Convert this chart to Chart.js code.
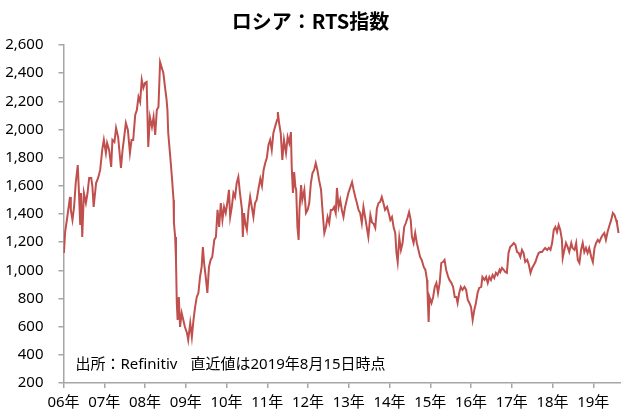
<!DOCTYPE html>
<html>
<head>
<meta charset="utf-8">
<script src="https://cdn.jsdelivr.net/npm/chart.js@4.4.1/dist/chart.umd.min.js"></script>
<style>
  html, body { margin: 0; padding: 0; background: #fff; }
  #wrap { width: 621px; height: 415px; }
</style>
</head>
<body>
<div id="wrap"><canvas id="c" width="621" height="415"></canvas></div>
<script>
const chartTitle = 'ロシア：RTS指数';
const sourceNote = '出所：Refinitiv';
const dateNote = '直近値は2019年8月15日時点';

const tickYears = [2006,2007,2008,2009,2010,2011,2012,2013,2014,2015,2016,2017,2018,2019];
const xTickLabels = ['06年','07年','08年','09年','10年','11年','12年','13年','14年','15年','16年','17年','18年','19年'];
const yTicks = [200,400,600,800,1000,1200,1400,1600,1800,2000,2200,2400,2600];

// decimal-year dates and RTS index values
const dates = [
2006.01,2006.04,2006.09,2006.16,2006.18,2006.22,2006.26,2006.30,2006.35,2006.38,2006.41,2006.43,2006.46,2006.50,2006.55,2006.59,2006.63,2006.68,2006.71,2006.74,2006.80,2006.85,2006.90,2006.95,2006.99,
2007.04,2007.07,2007.12,2007.17,2007.20,2007.25,2007.29,2007.34,2007.37,2007.41,2007.45,2007.49,2007.53,2007.58,2007.63,2007.67,2007.71,2007.76,2007.80,2007.84,2007.88,2007.92,2007.96,
2008.00,2008.04,2008.08,2008.12,2008.17,2008.21,2008.25,2008.29,2008.33,2008.37,2008.45,2008.49,2008.53,2008.55,2008.57,2008.62,2008.66,2008.70,2008.71,2008.74,2008.76,2008.78,2008.80,2008.83,2008.86,2008.90,2008.94,2008.98,
2009.03,2009.06,2009.11,2009.15,2009.19,2009.23,2009.27,2009.31,2009.35,2009.39,2009.42,2009.45,2009.49,2009.53,2009.57,2009.61,2009.65,2009.70,2009.74,2009.78,2009.82,2009.86,2009.90,2009.94,2009.98,
2010.02,2010.06,2010.09,2010.13,2010.17,2010.21,2010.25,2010.29,2010.33,2010.38,2010.40,2010.43,2010.46,2010.50,2010.54,2010.58,2010.62,2010.66,2010.70,2010.74,2010.78,2010.83,2010.87,2010.91,2010.95,2010.99,
2011.03,2011.07,2011.11,2011.15,2011.19,2011.24,2011.26,2011.29,2011.33,2011.37,2011.41,2011.46,2011.50,2011.54,2011.58,2011.60,2011.63,2011.66,2011.69,2011.71,2011.74,2011.77,2011.79,2011.83,2011.86,2011.91,2011.95,2011.99,
2012.03,2012.07,2012.11,2012.15,2012.19,2012.23,2012.27,2012.32,2012.36,2012.40,2012.44,2012.48,2012.52,2012.56,2012.60,2012.64,2012.68,2012.71,2012.75,2012.79,2012.83,2012.87,2012.91,2012.95,2012.99,
2013.04,2013.08,2013.12,2013.16,2013.20,2013.24,2013.28,2013.32,2013.36,2013.40,2013.44,2013.48,2013.53,2013.57,2013.61,2013.65,2013.69,2013.73,2013.77,2013.81,2013.85,2013.89,2013.94,2013.98,
2014.02,2014.06,2014.10,2014.14,2014.17,2014.20,2014.24,2014.28,2014.32,2014.36,2014.40,2014.44,2014.48,2014.52,2014.55,2014.59,2014.63,2014.67,2014.71,2014.75,2014.79,2014.84,2014.88,2014.92,2014.93,2014.96,2014.98,
2015.03,2015.07,2015.11,2015.15,2015.19,2015.23,2015.27,2015.31,2015.35,2015.39,2015.44,2015.47,2015.52,2015.56,2015.60,2015.64,2015.67,2015.71,2015.75,2015.79,2015.84,2015.88,2015.92,2015.96,
2016.00,2016.04,2016.08,2016.12,2016.16,2016.20,2016.25,2016.28,2016.33,2016.37,2016.41,2016.45,2016.49,2016.53,2016.57,2016.61,2016.65,2016.70,2016.72,2016.76,2016.80,2016.84,2016.88,2016.92,2016.96,
2017.01,2017.05,2017.09,2017.13,2017.17,2017.21,2017.25,2017.29,2017.33,2017.38,2017.42,2017.46,2017.50,2017.54,2017.58,2017.62,2017.66,2017.70,2017.74,2017.78,2017.82,2017.87,2017.91,2017.95,2017.99,
2018.03,2018.07,2018.11,2018.15,2018.19,2018.23,2018.25,2018.29,2018.33,2018.37,2018.41,2018.46,2018.49,2018.54,2018.58,2018.62,2018.66,2018.70,2018.74,2018.78,2018.82,2018.86,2018.90,2018.95,2018.99,
2019.03,2019.07,2019.11,2019.15,2019.19,2019.23,2019.27,2019.31,2019.35,2019.40,2019.44,2019.48,2019.52,2019.56,2019.58,2019.62
];
const rtsValues = [
1123,1272,1372,1521,1429,1358,1450,1620,1748,1549,1322,1549,1237,1549,1478,1549,1656,1656,1592,1450,1620,1656,1713,1855,1926,
1833,1904,1855,1734,1926,1911,2011,1947,1855,1727,1855,1947,2046,1997,1833,1926,1926,2103,2139,2231,2195,2352,2295,
2330,2337,1876,2089,2018,2089,1961,2139,2160,2479,2401,2302,2210,2139,1975,1805,1663,1500,1336,1237,1074,768,648,811,598,697,648,598,
555,506,626,527,648,740,811,839,953,1024,1166,1052,953,839,1024,1074,1095,1216,1237,1429,1308,1478,1358,1450,1407,
1478,1571,1379,1450,1549,1521,1620,1663,1549,1429,1237,1407,1336,1287,1429,1521,1450,1379,1478,1500,1571,1650,1600,1713,1762,1800,
1890,1926,1855,1975,2018,2068,2124,2046,1975,1784,1926,1833,1947,1904,1982,1734,1549,1698,1592,1571,1308,1216,1429,1606,1500,1571,1407,1429,
1478,1620,1691,1713,1762,1713,1642,1571,1407,1265,1308,1379,1336,1429,1429,1450,1407,1585,1450,1500,1429,1379,1450,1500,1549,
1592,1627,1571,1521,1478,1429,1407,1336,1450,1379,1308,1237,1393,1340,1330,1301,1440,1478,1486,1521,1478,1429,1450,1407,
1358,1379,1308,1265,1123,1059,1230,1145,1194,1308,1336,1372,1414,1358,1237,1194,1265,1194,1145,1095,1074,1024,1003,932,861,634,811,
768,811,882,910,839,910,1052,1059,1074,1003,953,932,910,882,811,811,768,839,882,861,882,861,790,768,
740,648,719,768,839,875,882,953,932,953,910,953,932,967,946,982,967,1003,989,1017,1003,989,982,1123,1166,
1180,1194,1180,1130,1123,1095,1145,1123,1059,1074,1038,982,1017,1038,1059,1095,1123,1130,1130,1145,1159,1145,1159,1145,1194,
1287,1308,1272,1322,1287,1216,1088,1145,1194,1166,1130,1194,1159,1145,1194,1074,1052,1145,1194,1130,1159,1123,1159,1095,1059,
1159,1194,1216,1201,1230,1251,1265,1216,1272,1322,1358,1407,1393,1358,1336,1265
];

const points = dates.map((d, i) => ({ x: d, y: rtsValues[i] }));

const AXIS_COLOR = '#a6a6a6';
const FONT_FAMILY = '"Noto Sans", "Noto Sans CJK JP", sans-serif';

const notePlugin = {
  id: 'notePlugin',
  afterDraw(chart) {
    const { ctx, chartArea } = chart;
    ctx.save();
    ctx.font = '15px ' + FONT_FAMILY;
    ctx.fillStyle = '#000';
    ctx.textBaseline = 'middle';
    ctx.textAlign = 'left';
    const y = chartArea.bottom - 18;
    ctx.fillText(sourceNote, chartArea.left + 12, y);
    ctx.fillText(dateNote, chartArea.left + 127, y);
    ctx.restore();
  }
};

new Chart(document.getElementById('c'), {
  type: 'line',
  data: {
    datasets: [{
      data: points,
      borderColor: '#C0504D',
      borderWidth: 2,
      pointRadius: 0,
      tension: 0,
      fill: false
    }]
  },
  options: {
    responsive: false,
    animation: false,
    events: [],
    layout: { padding: { left: 0, right: 0, top: 0, bottom: 0 } },
    plugins: {
      legend: { display: false },
      tooltip: { enabled: false },
      title: {
        display: true,
        text: chartTitle,
        color: '#000',
        font: { size: 20, weight: 'bold', family: '"Noto Sans CJK JP", sans-serif' },
        padding: { top: 9, bottom: 12 }
      }
    },
    scales: {
      x: {
        type: 'linear',
        min: 2006,
        max: 2019.68,
        afterBuildTicks(scale) {
          scale.ticks = tickYears.map(v => ({ value: v }));
        },
        afterFit(scale) { scale.height = 32; },
        ticks: {
          autoSkip: false,
          maxRotation: 0,
          padding: 6,
          color: '#000',
          font: { size: 15, family: FONT_FAMILY },
          callback: (v) => xTickLabels[tickYears.indexOf(v)]
        },
        grid: { drawOnChartArea: false, drawTicks: true, tickLength: 5, color: AXIS_COLOR, lineWidth: 1.5 },
        border: { display: true, color: AXIS_COLOR, width: 1.5 }
      },
      y: {
        min: 200,
        max: 2600,
        afterBuildTicks(scale) {
          scale.ticks = yTicks.map(v => ({ value: v }));
        },
        afterFit(scale) { scale.width = 63.5; },
        ticks: {
          padding: 15,
          color: '#000',
          font: { size: 15, family: FONT_FAMILY },
          callback: (v) => v.toLocaleString('en-US')
        },
        grid: { drawOnChartArea: false, drawTicks: true, tickLength: 5, color: AXIS_COLOR, lineWidth: 1.5 },
        border: { display: true, color: AXIS_COLOR, width: 1.5 }
      }
    }
  },
  plugins: [notePlugin]
});
</script>
</body>
</html>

+---+

**WHAT IS ASKED**
Leave out the pictures and repeat exactly the lines from the start of the material through the line that contains "const dateNote = '直近値は2019年8月15日時点';", both included.

**THE COMPLETED TASK**
Convert this chart to Chart.js code.
<!DOCTYPE html>
<html>
<head>
<meta charset="utf-8">
<script src="https://cdn.jsdelivr.net/npm/chart.js@4.4.1/dist/chart.umd.min.js"></script>
<style>
  html, body { margin: 0; padding: 0; background: #fff; }
  #wrap { width: 621px; height: 415px; }
</style>
</head>
<body>
<div id="wrap"><canvas id="c" width="621" height="415"></canvas></div>
<script>
const chartTitle = 'ロシア：RTS指数';
const sourceNote = '出所：Refinitiv';
const dateNote = '直近値は2019年8月15日時点';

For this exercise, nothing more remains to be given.